The butterflies increasingly are looking for new meaning in their lives, beyond expressing themselves through conspicuous consumption, unlike the cocooners, who are content to express themselves through their luxurious lifestyles and purchases. The aspiring class, in contrast, is still striving to achieve the level of luxury they’d like to enjoy.At the same time, butterflies are more highly influenced by the reputation of a brand and store, and by word of mouth from their social circle, than are the other two groups. But butterflies also are the least motivated by the status or exclusivity of a product. They also possess a democratic sensibility about luxury, believing everyone is entitled to it and helping to redefine a category once defined, in part, by its availability to a relative few. Microsoft chairman Bill Gates is an archetypical butterfly, Danziger said, as he has balanced personal indulgences with contributions to charities and endowments, which reflects a sense of social responsibility.

Butterflies have the highest annual income of the three luxury groups, averaging $172,000 annually, compared with average income of $151,000 among the cocooners, and $135,000 among the aspiring class. Women account for 68 percent of the butterflies; 71 percent of cocooners, and 63 percent of the aspirants. More than half of each group is 49 years old or younger: 55 percent of the butterflies; 56 percent of cocooners, and 56 percent of the aspirants.

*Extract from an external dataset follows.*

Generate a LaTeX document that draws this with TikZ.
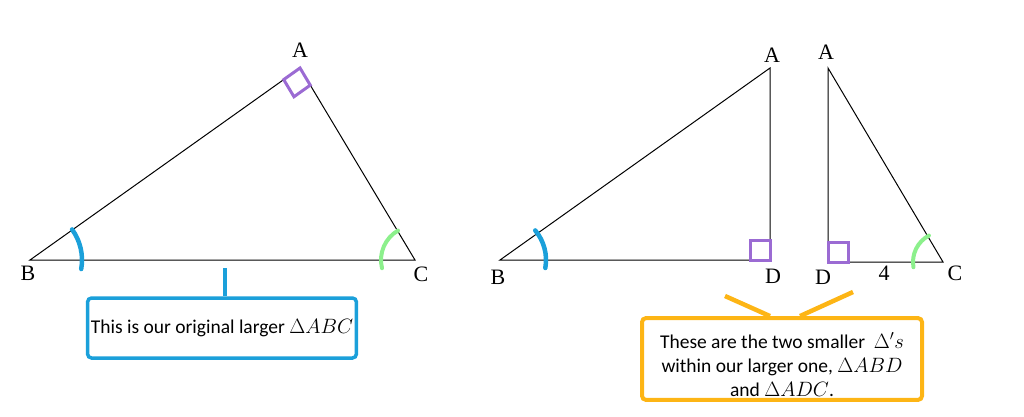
\documentclass[tikz,border=0pt]{standalone}
\usepackage{fontspec}
\setmainfont{Liberation Serif}
\newfontfamily\notefont{Carlito}
\usepackage{tikz}
\usetikzlibrary{calc}
\usetikzlibrary{positioning}
\definecolor{markblue}{HTML}{1BA0DA}
\definecolor{markgreen}{HTML}{8CF08C}
\definecolor{markpurple}{HTML}{9B6BD3}
\definecolor{markorange}{HTML}{FDB515}

\begin{document}
\begin{tikzpicture}[
		x=1pt, y=1pt,
		vlabel/.style={font=\fontsize{22}{22}\selectfont, inner sep=0pt},
		side/.style={line width=1pt, black},
		rightmark/.style={draw=markpurple, line width=3pt},
		bluearc/.style={markblue, line width=4.5pt, line cap=round},
		greenarc/.style={markgreen, line width=4pt, line cap=round},
		note/.style={draw, line width=3.5pt, rounded corners=4pt, align=center,
				font=\notefont\fontsize{19.5}{24}\selectfont}
	]
	\useasboundingbox (0,0) rectangle (1024,416);
	% original triangle ABC
	\coordinate (A) at (300,348);
	\coordinate (B) at (30,156);
	\coordinate (C) at (415,156);
	\draw[side] (B) -- (A) -- (C) -- cycle;
	\coordinate (ab) at ($(A)!20pt!(B)$);
	\coordinate (ac) at ($(A)!20pt!(C)$);
	\draw[rightmark] (A) -- (ab) -- ($(ab)+(ac)-(A)$) -- (ac) -- cycle;
	\draw[bluearc] ($(B)+(-10:52)$) arc[start angle=-10, end angle=36, radius=52];
	\draw[greenarc] ($(C)+(120:34)$) arc[start angle=120, end angle=194, radius=34];
	\node[vlabel] (lA) at (300,366) {A};
	\node[vlabel] (lB) at (28,143) {B};
	\node[vlabel] (lC) at (421,142) {C};

	% triangle ABD
	\coordinate (A2) at (770,348);
	\coordinate (B2) at (500,156);
	\coordinate (D2) at (770,156);
	\draw[side] (B2) -- (A2) -- (D2) -- cycle;
	\draw[rightmark] (D2) rectangle ++(-20,20);
	\draw[bluearc] ($(B2)+(-10:46)$) arc[start angle=-10, end angle=40, radius=46];
	\node[vlabel] (lA2) at (772,361) {A};
	\node[vlabel] (lB2) at (498,139) {B};
	\node[vlabel] (lD2) at (773,140) {D};

	% triangle ADC
	\coordinate (A3) at (828,348);
	\coordinate (D3) at (828,154);
	\coordinate (C3) at (943,154);
	\draw[side] (D3) -- (A3) -- (C3) -- cycle;
	\draw[rightmark] (D3) rectangle ++(20,20);
	\draw[greenarc] ($(C3)+(118:30)$) arc[start angle=118, end angle=190, radius=30];
	\node[vlabel] (lA3) at (826,364) {A};
	\node[vlabel] (lD3) at (823,139) {D};
	\node[vlabel] (lC3) at (955,143) {C};
	\node[vlabel] (len) at (884,143) {4};

	% callouts
	\node[note, draw=markblue, minimum width=262pt, minimum height=60pt] (note1) at (222,88)
		{This is our original larger $\Delta ABC$};
	\coordinate (tick) at (225,148);
	\draw[markblue, line width=3.5pt] (tick) -- (note1.north -| tick);

	\node[note, draw=markorange, line width=4pt, minimum width=280pt, minimum height=78pt] (note2) at (782,57)
		{\rule{0pt}{27pt}These are the two smaller~ $\Delta's$\\ within our larger one, $\Delta ABD$\\ and $\Delta ADC$.};
	\coordinate (tipL) at (725,120);
	\coordinate (tipR) at (853,124);
	\draw[markorange, line width=4.5pt] (tipL) -- ([xshift=-12pt]note2.north);
	\draw[markorange, line width=4.5pt] (tipR) -- ([xshift=18pt]note2.north);
\end{tikzpicture}
\end{document}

The Luxury Market Report is based on a national sample of 866 randomly selected affluent households, and seven focus groups of high-income female homeowners, whose house values ranked in the top 20 percent here and in Philadelphia, Atlanta and Chicago. Women represent roughly 70 percent of the sample. The survey’s typical respondent was a highly educated, married woman with one child and annual household income of $152,000, living in a suburban home valued at $250,000.

During 2002, electronics sparked the most luxury purchases, Danziger found, with 51 percent of those surveyed saying they’d bought those products. Electronics was followed by luxury purchases of garden goods, with 45 percent reporting such transactions; fragrance and beauty, 44 percent; apparel and accessories, 41 percent; furniture and floor coverings, 35 percent; linens and bedding, 34 percent; jewelry and watches, 32 percent; fabrics, wall coverings and window treatments, 29 percent; kitchen appliances, bath and building materials, 29 percent; kitchenware and cookware, 29 percent; automobiles, 24 percent; art and antiques, 19 percent; tabletop, 8 percent, and recreational vehicles, 8 percent.

Annual spending on luxury goods averages approximately $9,000 per luxury consumer. Households with annual income exceeding $100,000 spend $12,300 a year, on average, for luxuries, while households with annual income under $100,000 spend $3,000, on average, for such items. Not surprisingly, automobiles capture the biggest luxe dollar volume, followed by recreational vehicles, and art and antiques.